To Boldly Go
Google Stitch
Design Tools
EXPLORATION. The part of the job where nothing is wrong yet. Where a rough direction is enough, and the goal is to generate possibilities fast enough to feel them before committing to one. Not production. Not handoff. Just the honest, energizing work of turning an idea into something you can look at, react to, and either chase or leave behind.
Many AI design tools have struggled here - either overselling the full pipeline or generating output so generic it doesn't help you decide anything.
Google Stitch got a meaningful update at I/O last week. The old turn-based workflow - prompt, wait, review, repeat - is gone. Generation is now continuous and steerable, and you can redirect mid-flow before it finishes heading somewhere wrong. Multiplayer editing landed too, closing a gap that made it awkward for teams.
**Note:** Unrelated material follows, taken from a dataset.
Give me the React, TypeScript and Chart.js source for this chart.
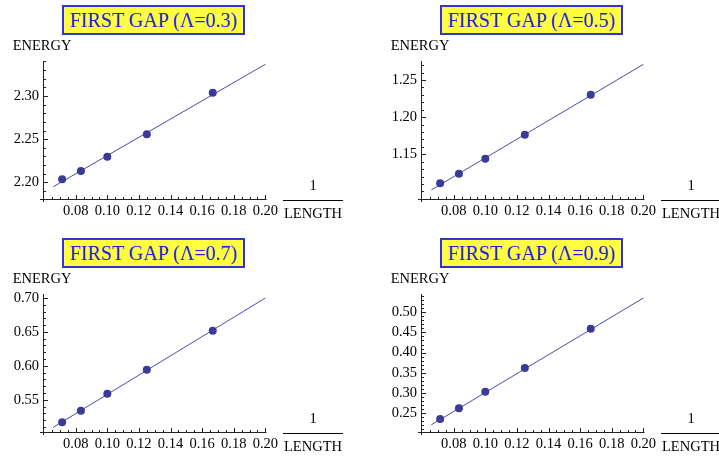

These are real improvements, and the tool earns its place in exploration workflows more than it did before.
What Stitch still is, though, is exactly that - an exploration tool. It generates from its own models, not your design system. Output trends generic unless your prompts are doing heavy lifting. The demos look like something a senior designer spent a week on. The reality is a strong starting point that still needs someone to take it somewhere specific.
That's not a flaw. Exploration is a legitimate phase. Getting from abstract ideas to something visual you can validate and discard or pursue - that has real value. Just don't confuse the shuttle bay for the final destination.
To boldly go where no one has gone before? Not exactly. But further than you could yesterday. That's an honest measure of progress.